The two interests undermine each other, Neal said. The characteristics that make tests good at measuring achievement over time -- such as consistent formatting -- also make it easier for teachers to teach to the test, which corrupts the tests' usefulness in measuring the adults' performance in the classroom.

According to Neal, students often perform much higher on standardized tests that are used in teacher accountability systems than on tests that are not, suggesting that the structure leads teachers to focus on test-specific skills. "The predictability that makes consistent scaling possible in theory invites ... coaching that contaminates the scale in practice," he said.

"Race to the Top is not going to get you around this," said Neal, referring to the federal educational funding competition that inspired many state changes and is financing the development of new exams.

Instead of linking scores to individual teachers, Neal suggested calculating student scores on a percentile basis statewide and holding teachers accountable in groups -- all those within one school in the same grade and subject. "You take that number [the percentile score], average it over all the kids in a grade or school -- that's a winning percentage for that fifth-grade math team," he said. These scores create a performance curve, he said, and offer a ready means for identifying failing schools by how they perform against each other.

Neal presented his research at the Brookings Institution conference, "Promoting K-12 Education to Advance Student Achievement," which examined the role incentives play in education.

States use exams to determine whether students are proficient in a certain subject, a measuring encouraged by the No Child Left Behind mandates. Neal noted there is no consensus on what the dividing line, known as the cut score, should fall between students ranked as proficient and failing. The state-by-state setting of cut scores, he said, allows states to game their numbers: New York state, for example, was revealed to have lowered its cut score when it was discovered that a large number of students were scoring right above the proficiency line.

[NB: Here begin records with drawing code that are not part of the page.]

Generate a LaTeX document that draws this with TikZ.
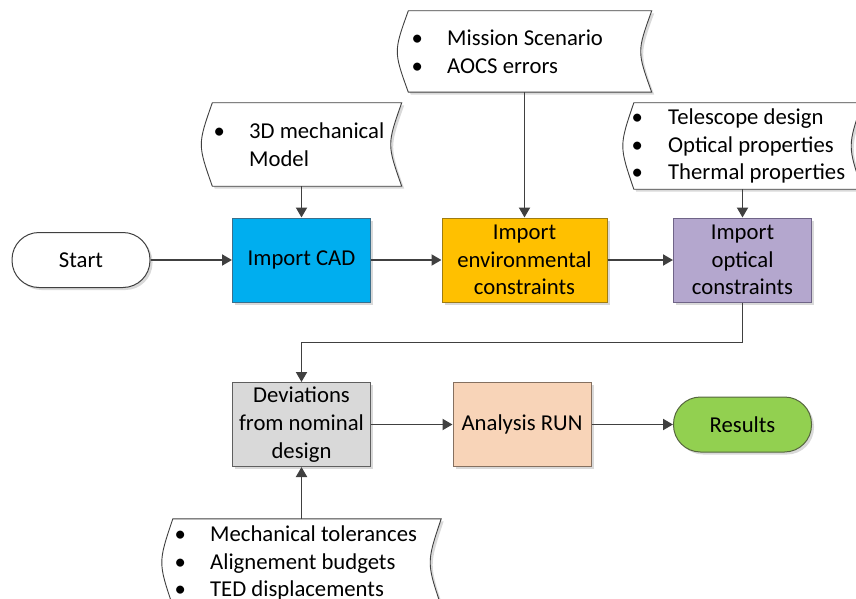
\documentclass[tikz,border=0pt]{standalone}
\usepackage{fontspec}
\setmainfont{Carlito}
\usetikzlibrary{arrows.meta,shadows}
\definecolor{cblue}{HTML}{00AEEF}
\definecolor{cbluel}{HTML}{3A6F8C}
\definecolor{cgold}{HTML}{FFC000}
\definecolor{cgoldl}{HTML}{9E7C12}
\definecolor{cpurp}{HTML}{B4A7CE}
\definecolor{cpurpl}{HTML}{6F6487}
\definecolor{cgray}{HTML}{D9D9D9}
\definecolor{cgrayl}{HTML}{5F5F5F}
\definecolor{cpeach}{HTML}{F8D4B8}
\definecolor{cpeachl}{HTML}{857060}
\definecolor{cgreen}{HTML}{92D050}
\definecolor{cgreenl}{HTML}{56663F}
\definecolor{cline}{HTML}{404040}
\newcommand{\docshape}[1]{%
  \path[docline] ([xshift=11pt]#1.north west) -- (#1.north east)
    .. controls ([xshift=-14.67pt]#1.east) .. (#1.south east)
    -- ([xshift=11pt]#1.south west)
    .. controls ([xshift=-3.67pt]#1.west) .. ([xshift=11pt]#1.north west) -- cycle;}
\begin{document}
\begin{tikzpicture}[x=1pt,y=-1pt,
  every node/.style={font=\fontsize{22.7}{27.7}\selectfont, inner sep=0pt},
  shad/.style={drop shadow={shadow xshift=2.5pt,shadow yshift=-2.5pt,fill=black,opacity=0.15}},
  proc/.style={rectangle, minimum width=138pt, minimum height=84pt, align=center, line width=1pt, shad},
  term/.style={rectangle, rounded corners=27pt, minimum width=138pt, minimum height=55pt, line width=1pt, shad},
  docbox/.style={rectangle},
  docline/.style={draw=cline, fill=white, line width=0.9pt, shad},
  doctext/.style={anchor=west, align=left},
  conn/.style={draw=cline, line width=1.9pt, -{Triangle[length=10pt,width=11pt]}}]
\clip (0,0) rectangle (856,599);
% documents
\node[docbox, minimum width=200pt, minimum height=83pt] (d3d) at (301.5,144.5) {};
\docshape{d3d}
\node[doctext] (d3dt) at (219,145) {\makebox[0pt][c]{\textbullet}\hspace{30pt}3D mechanical\\\hspace{30pt}Model};
\node[docbox, minimum width=254pt, minimum height=81pt] (dmis) at (524.5,51.5) {};
\docshape{dmis}
\node[doctext] (dmist) at (417,52) {\makebox[0pt][c]{\textbullet}\hspace{30pt}Mission Scenario\\\makebox[0pt][c]{\textbullet}\hspace{30pt}AOCS errors};
\node[docbox, minimum width=239pt, minimum height=86pt] (dtel) at (742.5,146) {};
\docshape{dtel}
\node[doctext] (dtelt) at (637,146) {\makebox[0pt][c]{\textbullet}\hspace{31pt}Telescope design\\\makebox[0pt][c]{\textbullet}\hspace{31pt}Optical properties\\\makebox[0pt][c]{\textbullet}\hspace{31pt}Thermal properties};
\node[docbox, minimum width=279pt, minimum height=87pt] (dbot) at (301.5,562.5) {};
\docshape{dbot}
\node[doctext] (dbott) at (180,563) {\makebox[0pt][c]{\textbullet}\hspace{30pt}Mechanical tolerances\\\makebox[0pt][c]{\textbullet}\hspace{30pt}Alignement budgets\\\makebox[0pt][c]{\textbullet}\hspace{30pt}TED displacements};
% process nodes
\node[term, draw=cline, fill=white] (start) at (81,260) {Start};
\node[proc, draw=cbluel, fill=cblue] (cad) at (301.5,260) {Import CAD};
\node[proc, draw=cgoldl, fill=cgold, minimum width=165pt] (env) at (524.5,260) {Import\\environmental\\constraints};
\node[proc, draw=cpurpl, fill=cpurp] (opt) at (742.5,260) {Import\\optical\\constraints};
\node[proc, draw=cgrayl, fill=cgray] (dev) at (301.5,424.5) {Deviations\\from nominal\\design};
\node[proc, draw=cpeachl, fill=cpeach] (ana) at (522,424.5) {Analysis RUN};
\node[term, draw=cgreenl, fill=cgreen] (res) at (742.5,424.5) {Results};
% connectors
\draw[conn] (start) -- (cad);
\draw[conn] (cad) -- (env);
\draw[conn] (env) -- (opt);
\draw[conn] (d3d.south) -- (cad.north);
\draw[conn] (dmis.south) -- (env.north);
\draw[conn] (dtel.south) -- (opt.north);
\draw[conn] (opt.south) -- ++(0,40) -| (dev.north);
\draw[conn] (dbot.north) -- (dev.south);
\draw[conn] (dev) -- (ana);
\draw[conn] (ana) -- (res);
\end{tikzpicture}
\end{document}
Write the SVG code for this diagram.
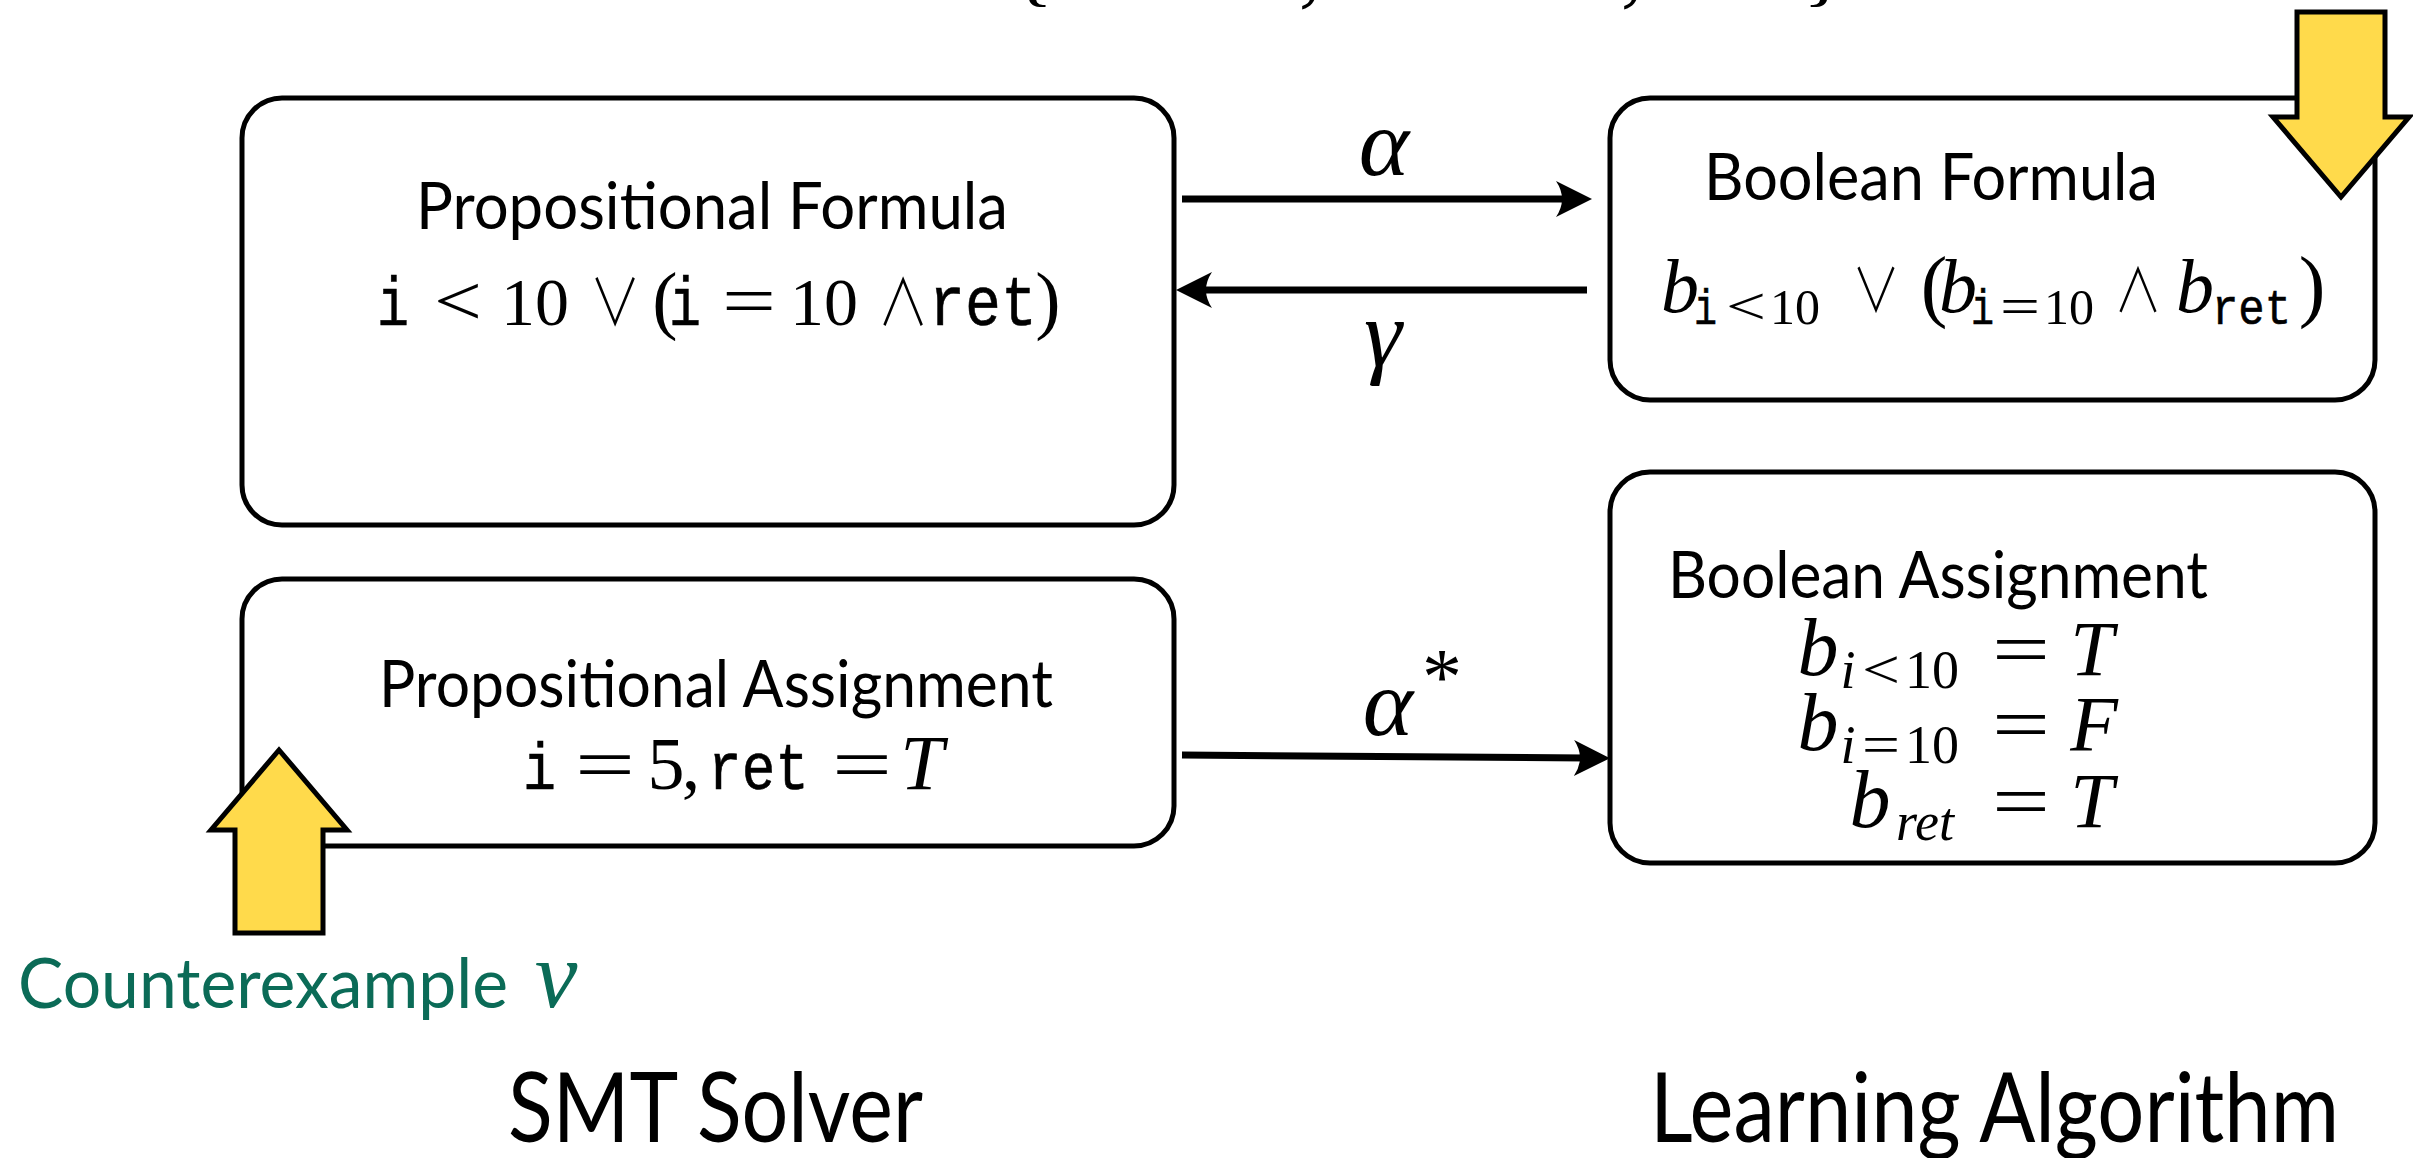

"If you try to set targets, those targets can be manipulated," said Neal, advocating instead for relative performance rankings.

Also speaking at the conference, Robert Hughes, president of New Visions for Public Schools, noted that relative performance rankings can be tricky because it's difficult to figure out which student factors to control for and how. "Getting that peer-to-peer analysis is very complicated," he said.

Michael Mulgrew, president of the United Federation of Teachers, said teacher accountability systems should encourage professional development. He called for a "fast process for removing teachers who are not doing their jobs well."

Sometimes the push for greater accountability can go too far, said News Corp. executive Peter Gorman, who until recently headed the Charlotte-Mecklenburg public school system in North Carolina. "I made a horrible mistake," he said. "I came out too quick on value-added."

Gorman was referring to the ranking of individual teachers through a formula that calculates how much teachers advanced their students' achievements relative to expected growth. He found that students grew the most when teachers worked together, the very collaboration factor Neal's system would measure.

But when Mulgrew noted that New York City teachers had not routinely been given approved curricula -- he said he had to introduce a provision guaranteeing that in a recent bill, and now "we have a lot of people breaking the law" -- Neal was taken aback.

"I just assumed that every school had a big curriculum book from the state," Neal said. The audience laughed. He had based his model on this assumption.

After the event, Mulgrew said he was surprised about the gap between Neal's expectations and reality. "The assumption that all schools have curricula and development teams, that's something I've run into before," Mulgrew said. "It would be helpful if academia was working with school systems to understand these things."